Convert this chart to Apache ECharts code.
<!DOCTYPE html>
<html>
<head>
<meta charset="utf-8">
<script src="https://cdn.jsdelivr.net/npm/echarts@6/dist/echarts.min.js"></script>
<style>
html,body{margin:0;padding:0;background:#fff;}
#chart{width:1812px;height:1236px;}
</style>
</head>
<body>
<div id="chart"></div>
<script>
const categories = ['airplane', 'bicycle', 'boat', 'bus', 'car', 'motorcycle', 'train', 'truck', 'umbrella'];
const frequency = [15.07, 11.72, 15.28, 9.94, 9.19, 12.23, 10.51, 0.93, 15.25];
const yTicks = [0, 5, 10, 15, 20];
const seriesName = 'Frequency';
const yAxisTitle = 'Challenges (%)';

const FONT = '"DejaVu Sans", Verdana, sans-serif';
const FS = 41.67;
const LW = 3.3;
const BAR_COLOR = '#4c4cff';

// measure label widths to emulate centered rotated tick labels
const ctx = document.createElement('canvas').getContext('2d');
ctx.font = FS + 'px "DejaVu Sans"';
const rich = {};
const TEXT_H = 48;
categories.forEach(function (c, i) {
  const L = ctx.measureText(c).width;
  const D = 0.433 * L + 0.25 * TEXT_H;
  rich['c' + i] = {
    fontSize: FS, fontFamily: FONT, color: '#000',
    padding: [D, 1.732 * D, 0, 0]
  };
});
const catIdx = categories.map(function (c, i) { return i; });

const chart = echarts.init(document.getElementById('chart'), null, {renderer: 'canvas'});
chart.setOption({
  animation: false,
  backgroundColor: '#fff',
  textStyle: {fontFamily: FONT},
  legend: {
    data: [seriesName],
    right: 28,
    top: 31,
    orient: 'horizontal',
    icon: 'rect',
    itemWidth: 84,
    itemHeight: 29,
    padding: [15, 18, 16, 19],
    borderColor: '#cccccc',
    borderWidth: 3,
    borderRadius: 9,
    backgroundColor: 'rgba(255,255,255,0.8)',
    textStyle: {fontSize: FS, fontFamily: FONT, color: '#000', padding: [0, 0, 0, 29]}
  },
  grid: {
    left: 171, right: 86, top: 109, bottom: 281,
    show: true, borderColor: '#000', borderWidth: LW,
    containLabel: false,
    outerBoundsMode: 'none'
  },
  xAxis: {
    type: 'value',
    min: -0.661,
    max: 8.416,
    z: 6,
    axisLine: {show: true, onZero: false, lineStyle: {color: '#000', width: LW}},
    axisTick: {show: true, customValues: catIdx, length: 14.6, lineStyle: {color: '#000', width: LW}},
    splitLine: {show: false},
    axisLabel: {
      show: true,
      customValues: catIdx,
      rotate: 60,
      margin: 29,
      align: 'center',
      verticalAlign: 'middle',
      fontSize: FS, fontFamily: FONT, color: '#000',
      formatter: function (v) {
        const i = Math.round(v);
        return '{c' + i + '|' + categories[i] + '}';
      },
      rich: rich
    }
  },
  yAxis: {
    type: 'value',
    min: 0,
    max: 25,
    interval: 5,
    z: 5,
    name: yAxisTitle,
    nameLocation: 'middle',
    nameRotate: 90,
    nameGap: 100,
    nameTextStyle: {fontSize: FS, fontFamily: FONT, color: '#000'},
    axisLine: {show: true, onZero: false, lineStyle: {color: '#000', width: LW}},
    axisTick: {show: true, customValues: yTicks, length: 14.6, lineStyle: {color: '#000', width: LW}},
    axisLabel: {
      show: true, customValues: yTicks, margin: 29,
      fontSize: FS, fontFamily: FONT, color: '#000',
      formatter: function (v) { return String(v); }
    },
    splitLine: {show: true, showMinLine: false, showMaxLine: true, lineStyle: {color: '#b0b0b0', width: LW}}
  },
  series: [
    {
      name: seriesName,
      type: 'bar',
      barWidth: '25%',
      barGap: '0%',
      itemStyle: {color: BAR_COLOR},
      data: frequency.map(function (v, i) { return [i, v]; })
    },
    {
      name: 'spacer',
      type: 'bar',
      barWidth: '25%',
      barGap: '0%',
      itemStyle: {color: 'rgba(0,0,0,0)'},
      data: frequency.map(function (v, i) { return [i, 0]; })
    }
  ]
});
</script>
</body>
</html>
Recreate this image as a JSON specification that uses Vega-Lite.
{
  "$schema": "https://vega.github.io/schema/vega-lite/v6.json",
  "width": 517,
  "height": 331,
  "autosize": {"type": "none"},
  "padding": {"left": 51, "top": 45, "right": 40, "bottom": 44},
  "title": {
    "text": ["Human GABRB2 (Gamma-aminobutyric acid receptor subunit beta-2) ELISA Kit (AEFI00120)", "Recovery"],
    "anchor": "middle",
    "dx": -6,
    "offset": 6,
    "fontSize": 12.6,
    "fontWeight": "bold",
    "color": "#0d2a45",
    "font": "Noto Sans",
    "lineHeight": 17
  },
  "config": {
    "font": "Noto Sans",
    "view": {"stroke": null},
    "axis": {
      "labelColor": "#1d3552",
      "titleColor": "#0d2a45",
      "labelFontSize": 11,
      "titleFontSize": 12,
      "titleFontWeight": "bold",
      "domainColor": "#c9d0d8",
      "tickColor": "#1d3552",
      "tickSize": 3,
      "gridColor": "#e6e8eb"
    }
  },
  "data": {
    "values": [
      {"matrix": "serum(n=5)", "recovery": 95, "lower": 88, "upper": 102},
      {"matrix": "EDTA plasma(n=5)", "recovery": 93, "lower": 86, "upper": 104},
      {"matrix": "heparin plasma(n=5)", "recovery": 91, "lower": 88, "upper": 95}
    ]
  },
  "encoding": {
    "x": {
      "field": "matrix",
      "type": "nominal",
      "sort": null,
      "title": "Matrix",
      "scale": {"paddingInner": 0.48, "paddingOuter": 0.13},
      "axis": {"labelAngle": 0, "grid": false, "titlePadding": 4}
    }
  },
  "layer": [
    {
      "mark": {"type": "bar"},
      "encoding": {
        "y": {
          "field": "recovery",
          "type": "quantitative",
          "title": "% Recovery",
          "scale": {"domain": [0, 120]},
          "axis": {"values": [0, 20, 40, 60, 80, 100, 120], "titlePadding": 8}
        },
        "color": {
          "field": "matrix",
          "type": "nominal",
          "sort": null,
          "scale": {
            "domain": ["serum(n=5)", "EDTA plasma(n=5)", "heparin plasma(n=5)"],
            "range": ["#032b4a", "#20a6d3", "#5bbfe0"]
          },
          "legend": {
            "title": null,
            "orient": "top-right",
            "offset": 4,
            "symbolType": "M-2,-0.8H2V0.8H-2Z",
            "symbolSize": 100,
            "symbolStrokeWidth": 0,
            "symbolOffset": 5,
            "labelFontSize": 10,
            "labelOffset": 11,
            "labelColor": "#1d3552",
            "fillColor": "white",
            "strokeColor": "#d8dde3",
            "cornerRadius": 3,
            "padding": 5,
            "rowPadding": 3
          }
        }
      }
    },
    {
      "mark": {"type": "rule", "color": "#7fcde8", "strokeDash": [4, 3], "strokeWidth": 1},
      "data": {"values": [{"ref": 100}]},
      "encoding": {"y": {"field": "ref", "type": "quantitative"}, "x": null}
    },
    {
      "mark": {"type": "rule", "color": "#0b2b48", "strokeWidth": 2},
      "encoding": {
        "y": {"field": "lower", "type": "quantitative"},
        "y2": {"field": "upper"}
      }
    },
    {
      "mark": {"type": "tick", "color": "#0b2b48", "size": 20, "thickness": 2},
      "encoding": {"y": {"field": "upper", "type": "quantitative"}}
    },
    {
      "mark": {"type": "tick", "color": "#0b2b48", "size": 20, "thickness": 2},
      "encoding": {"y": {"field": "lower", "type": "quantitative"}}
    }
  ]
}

» TASK BRIEF
Exactly reproduce all of the entries above.

» SOLVED EXERCISE
Convert this chart to Apache ECharts code.
<!DOCTYPE html>
<html>
<head>
<meta charset="utf-8">
<script src="https://cdn.jsdelivr.net/npm/echarts@6/dist/echarts.min.js"></script>
<style>
html,body{margin:0;padding:0;background:#fff;}
#chart{width:1812px;height:1236px;}
</style>
</head>
<body>
<div id="chart"></div>
<script>
const categories = ['airplane', 'bicycle', 'boat', 'bus', 'car', 'motorcycle', 'train', 'truck', 'umbrella'];
const frequency = [15.07, 11.72, 15.28, 9.94, 9.19, 12.23, 10.51, 0.93, 15.25];
const yTicks = [0, 5, 10, 15, 20];
const seriesName = 'Frequency';
const yAxisTitle = 'Challenges (%)';

const FONT = '"DejaVu Sans", Verdana, sans-serif';
const FS = 41.67;
const LW = 3.3;
const BAR_COLOR = '#4c4cff';

// measure label widths to emulate centered rotated tick labels
const ctx = document.createElement('canvas').getContext('2d');
ctx.font = FS + 'px "DejaVu Sans"';
const rich = {};
const TEXT_H = 48;
categories.forEach(function (c, i) {
  const L = ctx.measureText(c).width;
  const D = 0.433 * L + 0.25 * TEXT_H;
  rich['c' + i] = {
    fontSize: FS, fontFamily: FONT, color: '#000',
    padding: [D, 1.732 * D, 0, 0]
  };
});
const catIdx = categories.map(function (c, i) { return i; });

const chart = echarts.init(document.getElementById('chart'), null, {renderer: 'canvas'});
chart.setOption({
  animation: false,
  backgroundColor: '#fff',
  textStyle: {fontFamily: FONT},
  legend: {
    data: [seriesName],
    right: 28,
    top: 31,
    orient: 'horizontal',
    icon: 'rect',
    itemWidth: 84,
    itemHeight: 29,
    padding: [15, 18, 16, 19],
    borderColor: '#cccccc',
    borderWidth: 3,
    borderRadius: 9,
    backgroundColor: 'rgba(255,255,255,0.8)',
    textStyle: {fontSize: FS, fontFamily: FONT, color: '#000', padding: [0, 0, 0, 29]}
  },
  grid: {
    left: 171, right: 86, top: 109, bottom: 281,
    show: true, borderColor: '#000', borderWidth: LW,
    containLabel: false,
    outerBoundsMode: 'none'
  },
  xAxis: {
    type: 'value',
    min: -0.661,
    max: 8.416,
    z: 6,
    axisLine: {show: true, onZero: false, lineStyle: {color: '#000', width: LW}},
    axisTick: {show: true, customValues: catIdx, length: 14.6, lineStyle: {color: '#000', width: LW}},
    splitLine: {show: false},
    axisLabel: {
      show: true,
      customValues: catIdx,
      rotate: 60,
      margin: 29,
      align: 'center',
      verticalAlign: 'middle',
      fontSize: FS, fontFamily: FONT, color: '#000',
      formatter: function (v) {
        const i = Math.round(v);
        return '{c' + i + '|' + categories[i] + '}';
      },
      rich: rich
    }
  },
  yAxis: {
    type: 'value',
    min: 0,
    max: 25,
    interval: 5,
    z: 5,
    name: yAxisTitle,
    nameLocation: 'middle',
    nameRotate: 90,
    nameGap: 100,
    nameTextStyle: {fontSize: FS, fontFamily: FONT, color: '#000'},
    axisLine: {show: true, onZero: false, lineStyle: {color: '#000', width: LW}},
    axisTick: {show: true, customValues: yTicks, length: 14.6, lineStyle: {color: '#000', width: LW}},
    axisLabel: {
      show: true, customValues: yTicks, margin: 29,
      fontSize: FS, fontFamily: FONT, color: '#000',
      formatter: function (v) { return String(v); }
    },
    splitLine: {show: true, showMinLine: false, showMaxLine: true, lineStyle: {color: '#b0b0b0', width: LW}}
  },
  series: [
    {
      name: seriesName,
      type: 'bar',
      barWidth: '25%',
      barGap: '0%',
      itemStyle: {color: BAR_COLOR},
      data: frequency.map(function (v, i) { return [i, v]; })
    },
    {
      name: 'spacer',
      type: 'bar',
      barWidth: '25%',
      barGap: '0%',
      itemStyle: {color: 'rgba(0,0,0,0)'},
      data: frequency.map(function (v, i) { return [i, 0]; })
    }
  ]
});
</script>
</body>
</html>
Recreate this image as a JSON specification that uses Vega-Lite.
{
  "$schema": "https://vega.github.io/schema/vega-lite/v6.json",
  "width": 517,
  "height": 331,
  "autosize": {"type": "none"},
  "padding": {"left": 51, "top": 45, "right": 40, "bottom": 44},
  "title": {
    "text": ["Human GABRB2 (Gamma-aminobutyric acid receptor subunit beta-2) ELISA Kit (AEFI00120)", "Recovery"],
    "anchor": "middle",
    "dx": -6,
    "offset": 6,
    "fontSize": 12.6,
    "fontWeight": "bold",
    "color": "#0d2a45",
    "font": "Noto Sans",
    "lineHeight": 17
  },
  "config": {
    "font": "Noto Sans",
    "view": {"stroke": null},
    "axis": {
      "labelColor": "#1d3552",
      "titleColor": "#0d2a45",
      "labelFontSize": 11,
      "titleFontSize": 12,
      "titleFontWeight": "bold",
      "domainColor": "#c9d0d8",
      "tickColor": "#1d3552",
      "tickSize": 3,
      "gridColor": "#e6e8eb"
    }
  },
  "data": {
    "values": [
      {"matrix": "serum(n=5)", "recovery": 95, "lower": 88, "upper": 102},
      {"matrix": "EDTA plasma(n=5)", "recovery": 93, "lower": 86, "upper": 104},
      {"matrix": "heparin plasma(n=5)", "recovery": 91, "lower": 88, "upper": 95}
    ]
  },
  "encoding": {
    "x": {
      "field": "matrix",
      "type": "nominal",
      "sort": null,
      "title": "Matrix",
      "scale": {"paddingInner": 0.48, "paddingOuter": 0.13},
      "axis": {"labelAngle": 0, "grid": false, "titlePadding": 4}
    }
  },
  "layer": [
    {
      "mark": {"type": "bar"},
      "encoding": {
        "y": {
          "field": "recovery",
          "type": "quantitative",
          "title": "% Recovery",
          "scale": {"domain": [0, 120]},
          "axis": {"values": [0, 20, 40, 60, 80, 100, 120], "titlePadding": 8}
        },
        "color": {
          "field": "matrix",
          "type": "nominal",
          "sort": null,
          "scale": {
            "domain": ["serum(n=5)", "EDTA plasma(n=5)", "heparin plasma(n=5)"],
            "range": ["#032b4a", "#20a6d3", "#5bbfe0"]
          },
          "legend": {
            "title": null,
            "orient": "top-right",
            "offset": 4,
            "symbolType": "M-2,-0.8H2V0.8H-2Z",
            "symbolSize": 100,
            "symbolStrokeWidth": 0,
            "symbolOffset": 5,
            "labelFontSize": 10,
            "labelOffset": 11,
            "labelColor": "#1d3552",
            "fillColor": "white",
            "strokeColor": "#d8dde3",
            "cornerRadius": 3,
            "padding": 5,
            "rowPadding": 3
          }
        }
      }
    },
    {
      "mark": {"type": "rule", "color": "#7fcde8", "strokeDash": [4, 3], "strokeWidth": 1},
      "data": {"values": [{"ref": 100}]},
      "encoding": {"y": {"field": "ref", "type": "quantitative"}, "x": null}
    },
    {
      "mark": {"type": "rule", "color": "#0b2b48", "strokeWidth": 2},
      "encoding": {
        "y": {"field": "lower", "type": "quantitative"},
        "y2": {"field": "upper"}
      }
    },
    {
      "mark": {"type": "tick", "color": "#0b2b48", "size": 20, "thickness": 2},
      "encoding": {"y": {"field": "upper", "type": "quantitative"}}
    },
    {
      "mark": {"type": "tick", "color": "#0b2b48", "size": 20, "thickness": 2},
      "encoding": {"y": {"field": "lower", "type": "quantitative"}}
    }
  ]
}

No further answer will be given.